Asian markets up after China ends travel quarantine

By AFP   December 27, 2022 | 01:01 am PT
Asian markets up after China ends travel quarantine
Travelers walk with their luggage at Beijing Capital International Airport, amid the coronavirus disease (Covid-19) outbreak in Beijing, China, December 27, 2022. Photo by Reuters/Tingshu Wang
Asian markets rose on Tuesday after China said it would end quarantine for arrivals, spurring hopes for the revival of the world's second-largest economy and boosting oil which continued its upward surge on fears of Russian production cuts.

China has abruptly reversed its strict pandemic restrictions even as a surge in infections overtakes the country.

The latest easing will see three years of border controls end on January 8 when Beijing downgrades Covid-19 to a Class B infectious disease.

People in China have since gone rushing to search for overseas flights, with the reopening set to be a boon for the travel industry.

China's benchmark Shanghai index and the second index in Shenzhen both posted healthy gains, while Tokyo ended a shade higher with Seoul, Singapore and Mumbai all also up.

Markets in Hong Kong and Sydney were still closed for a holiday.

"Global equities climbed Tuesday while the dollar declined amid positive sentiment from China upping the speed limits on zero-Covid off ramps and the softening of a key inflation measure in the U.S.," Stephen Innes of SPI Asset Management said.

"Inbound tourism is not a huge economic bounty for China relative to domestic tourism but policy fast-track and early zero-Covid exit means growth could recover enormously," he added.
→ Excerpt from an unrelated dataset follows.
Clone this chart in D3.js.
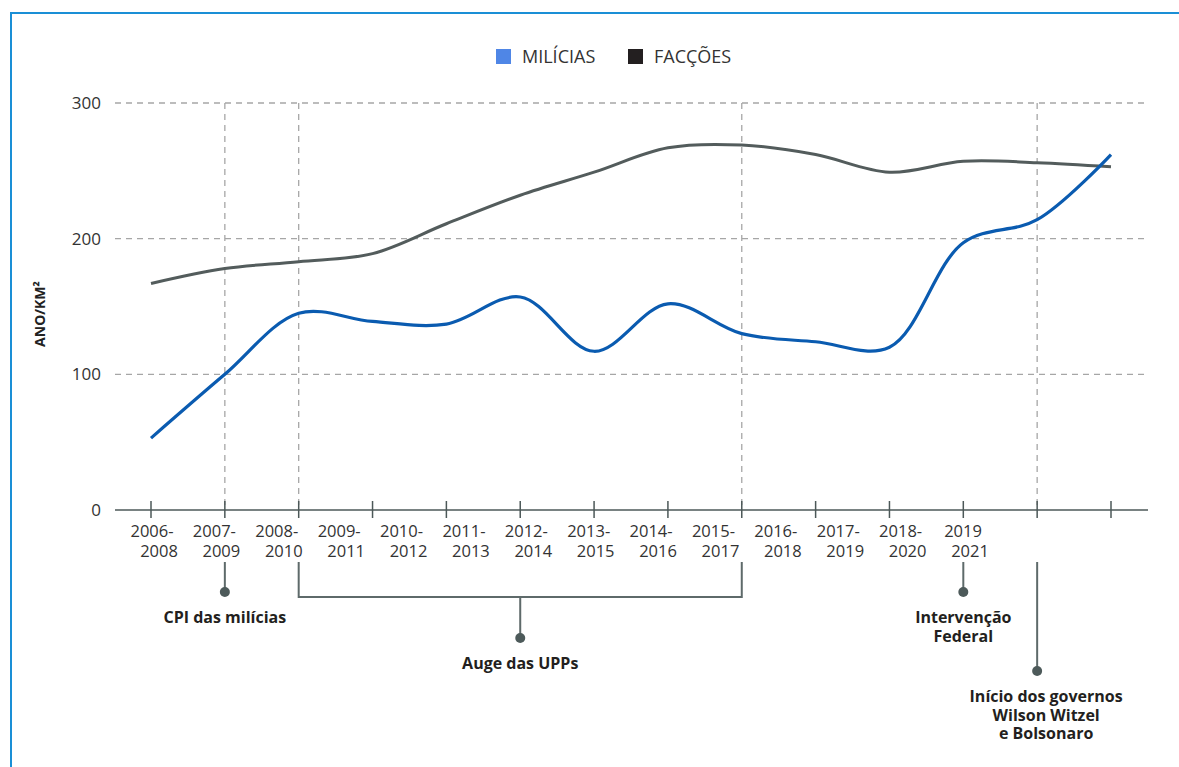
<!DOCTYPE html>
<html>
<head>
<meta charset="utf-8">
<script src="https://cdn.jsdelivr.net/npm/d3@7"></script>
<style>
  body { margin: 0; background: #fff; }
  svg { display: block; font-family: "Open Sans", sans-serif; }
</style>
</head>
<body>
<svg id="chart" width="1179" height="767"></svg>
<script>
// data
const tickLabels = [["2006-", "2008"], ["2007-", "2009"], ["2008-", "2010"], ["2009-", "2011"],
  ["2010-", "2012"], ["2011-", "2013"], ["2012-", "2014"], ["2013-", "2015"], ["2014-", "2016"],
  ["2015-", "2017"], ["2016-", "2018"], ["2017-", "2019"], ["2018-", "2020"], ["2019", "2021"]];
const milicias = [53, 100, 145, 139, 137, 157, 117, 152, 130, 124, 120, 197, 214, 262];
const faccoes = [167, 178, 183, 189, 211, 232, 249, 267, 269, 262, 249, 257, 256, 253];
const yTicks = [0, 100, 200, 300];
const markIdx = [1, 2, 8, 12];
const events = [
  {from: 1, to: 1, label: ["CPI das milícias"]},
  {from: 2, to: 8, label: ["Auge das UPPs"]},
  {from: 11, to: 11, label: ["Intervenção", "Federal"]},
  {from: 12, to: 12, label: ["Início dos governos", "Wilson Witzel", "e Bolsonaro"], far: true}
];

const svg = d3.select("#chart");

// frame
svg.append("path")
    .attr("d", "M11,767 L11,13 L1179,13")
    .attr("fill", "none")
    .attr("stroke", "#1a8fd6")
    .attr("stroke-width", 2);

const x = d3.scalePoint()
    .domain(d3.range(milicias.length))
    .range([151, 1111]);
// labels in the original sit on their own, tighter spacing
const xLabel = d3.scalePoint()
    .domain(d3.range(tickLabels.length))
    .range([152, 963]);
const y = d3.scaleLinear().domain([0, 300]).range([510, 103]);

// gridlines
svg.append("g").selectAll("line")
  .data(yTicks.filter(d => d > 0))
  .enter().append("line")
    .attr("x1", 115).attr("x2", 1148)
    .attr("y1", d => y(d)).attr("y2", d => y(d))
    .attr("stroke", "#a6a6a6")
    .attr("stroke-width", 1.3)
    .attr("stroke-dasharray", "6,5");

// vertical markers
svg.append("g").selectAll("line")
  .data(markIdx)
  .enter().append("line")
    .attr("x1", d => x(d)).attr("x2", d => x(d))
    .attr("y1", y(300)).attr("y2", y(0))
    .attr("stroke", "#a6a6a6")
    .attr("stroke-width", 1.3)
    .attr("stroke-dasharray", "6,5");

// y axis labels
svg.append("g").selectAll("text")
  .data(yTicks)
  .enter().append("text")
    .attr("x", 101)
    .attr("y", d => y(d) + 6)
    .attr("text-anchor", "end")
    .attr("font-size", 17)
    .attr("fill", "#333")
    .text(d => d);

svg.append("text")
    .attr("transform", "translate(45,314) rotate(-90)")
    .attr("text-anchor", "middle")
    .attr("font-size", 14)
    .attr("font-weight", "bold")
    .attr("fill", "#222")
    .text("ANO/KM²");

// x axis
svg.append("line")
    .attr("x1", 115).attr("x2", 1148)
    .attr("y1", y(0)).attr("y2", y(0))
    .attr("stroke", "#4c5858").attr("stroke-width", 1.5);

svg.append("g").selectAll("line")
  .data(x.domain())
  .enter().append("line")
    .attr("x1", d => x(d)).attr("x2", d => x(d))
    .attr("y1", y(0) - 9).attr("y2", y(0) + 8)
    .attr("stroke", "#4c5858").attr("stroke-width", 1.5);

const xl = svg.append("g").selectAll("text")
  .data(tickLabels)
  .enter().append("text")
    .attr("font-size", 16.5)
    .attr("fill", "#333")
    .attr("text-anchor", "middle");
xl.append("tspan").attr("x", (d, i) => xLabel(i)).attr("y", 537).text(d => d[0]);
xl.append("tspan").attr("x", (d, i) => xLabel(i) + 7).attr("y", 557).text(d => d[1]);

// lines
const line = d3.line()
    .x((d, i) => x(i))
    .y(d => y(d))
    .curve(d3.curveCatmullRom.alpha(0.5));

svg.append("path")
    .datum(faccoes)
    .attr("fill", "none")
    .attr("stroke", "#535c5c")
    .attr("stroke-width", 3)
    .attr("d", line);

svg.append("path")
    .datum(milicias)
    .attr("fill", "none")
    .attr("stroke", "#0a5bb0")
    .attr("stroke-width", 3.2)
    .attr("d", line);

// annotations
const ann = svg.append("g");
const lineCol = "#5e6a6a";
events.forEach(ev => {
  let cx, dotY;
  if (ev.from === ev.to) {
    cx = x(ev.from);
    dotY = ev.far ? 671 : 592;
    ann.append("line")
        .attr("x1", cx).attr("x2", cx)
        .attr("y1", y(0) + 52)
        .attr("y2", dotY)
        .attr("stroke", lineCol).attr("stroke-width", 2);
  } else {
    const x1 = x(ev.from), x2 = x(ev.to);
    cx = (x1 + x2) / 2;
    dotY = 638;
    ann.append("path")
        .attr("d", `M${x1},${y(0) + 52} V597 H${x2} V${y(0) + 52} M${cx},597 V${dotY}`)
        .attr("fill", "none")
        .attr("stroke", lineCol).attr("stroke-width", 2);
  }
  ann.append("circle")
      .attr("cx", cx).attr("cy", dotY).attr("r", 5)
      .attr("fill", "#4d5a5a");
  const tx = ev.far ? cx + 9 : cx;
  ann.append("text")
      .attr("text-anchor", "middle")
      .attr("font-size", 16)
      .attr("font-weight", "bold")
      .attr("fill", "#231f20")
    .selectAll("tspan")
    .data(ev.label)
    .enter().append("tspan")
      .attr("x", tx)
      .attr("y", (d, i) => dotY + 31 + i * 18.5)
      .text(d => d);
});

// legend
const legend = [{name: "MILÍCIAS", color: "#4f86e6", x: 496}, {name: "FACÇÕES", color: "#231f20", x: 628}];
const lg = svg.append("g").selectAll("g")
  .data(legend)
  .enter().append("g")
    .attr("transform", d => `translate(${d.x},49)`);
lg.append("rect").attr("width", 15).attr("height", 15).attr("fill", d => d.color);
lg.append("text")
    .attr("x", 26).attr("y", 14)
    .attr("font-size", 18)
    .attr("fill", "#333")
    .text(d => d.name);
</script>
</body>
</html>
Markets have also been buoyed by fresh data last week that indicated a slowing of U.S. inflation, as well as an uptick in consumer spending, which saw Wall Street take gains into the Christmas break.

But the news was not definitive and all eyes will be on how the Federal Reserve raises interest rates to balance inflationary concerns alongside the possibility of a recession caused by increased borrowing costs.

Following a holiday for commodities traders on Monday, oil continued its surge after a senior official said Russia could cut up to 7% of its production next year.

Production was also curtailed by freezing conditions in the United States, where more than 1.8 million barrels a day of oil processing capacity in Texas was hit by the extreme weather, according to Bloomberg News.

Both Brent Crude and West Texas Intermediate jumped around 0.5% on the supply shortfalls and expectations of renewed demand from China.